Search code examples
androidpythonmultithreadingwebsockettornado

Python multithreaded server and asynchronuous websocket communication with Android clients


I have an Android client app that sends some data to a server in Python, where the Python server is supposed to run a long time-consuming operation/computation and return the results to the client.

To do so, I initially started using Flask with Python on the server side, and an asynchronous android http library on the client side to send the data via http POST. However, I quickly noticed that this is not the way to go, because the computation on the server takes time which causes problems such as the client getting timeout errors ... etc.

Then, I started using Tornado's Websockets on the server side, and an android library for websockets on the client side. However, the first main problem is that when the server is running the time-consuming operation for a given client, the other potential clients need to wait ... and it seems a bit of a pain to make tornado work in a multi-threaded setting (as it is originally planned to be single-threaded). Another minor problem, is if the client goes off-line while the server is processing his request, then the client might never get the result when he connects back.

Therefore, I would like to ask if you have any solutions or recommendation on what to use if I want to have such a setting with an asynchronous multi-threaded Python server who is supposed to do heavy-cpu computations with data from a client without making the other potential clients wait for their turn; and potentially making the client able to get the result from the server when he connects back.


Solution

  • FIrst of all, if you're going to do cpu-heavy operations in your backend, you [most probably] need to run it in separate process. Not in thread/coro/etc. The reason is that python is limited to single thread at time (you may read more about GIL). Doing cpu-heavy operation in multithreading gives your backend some availability, but hits performance overall.

    1. Simple/old solution for this — run your backend in multiple process (and threads, preferably). I.e. deploy your flask with gunicorn, give it multiple worker processes. This way, you'll have system that capable of doing number_of_processes - 1 heavy computations and still be available for handling requests. Limit for processes is usually up to cpu_cores * 2, depending on cpu arch.

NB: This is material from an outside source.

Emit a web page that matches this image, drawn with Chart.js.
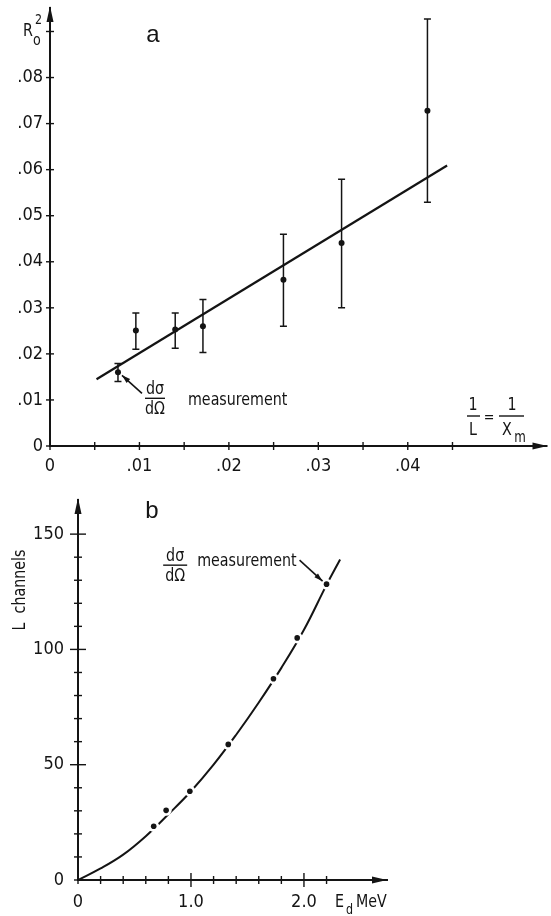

    2. Slightly more complicated:

      • accept data
      • run heavy function in different process
      • gather result, return

      Great interface for this would be ProcessPoolExecutor. The drawback is — it's harder to handle failures/process hanging over

    3. Another way around is task queue + workers. One of most used is celery. Idea is to

      • open WS connection
      • put task in queue
      • worker (in different process or even different physical node) eventually picks up task, compute it, put result in some DB
      • main process gets callback/result of long polling over result DB
      • main process sends result over WS

      This is more suited for really heavy and not real-time tasks, but gives you out-of-the-box handling for failures/restarts/etc.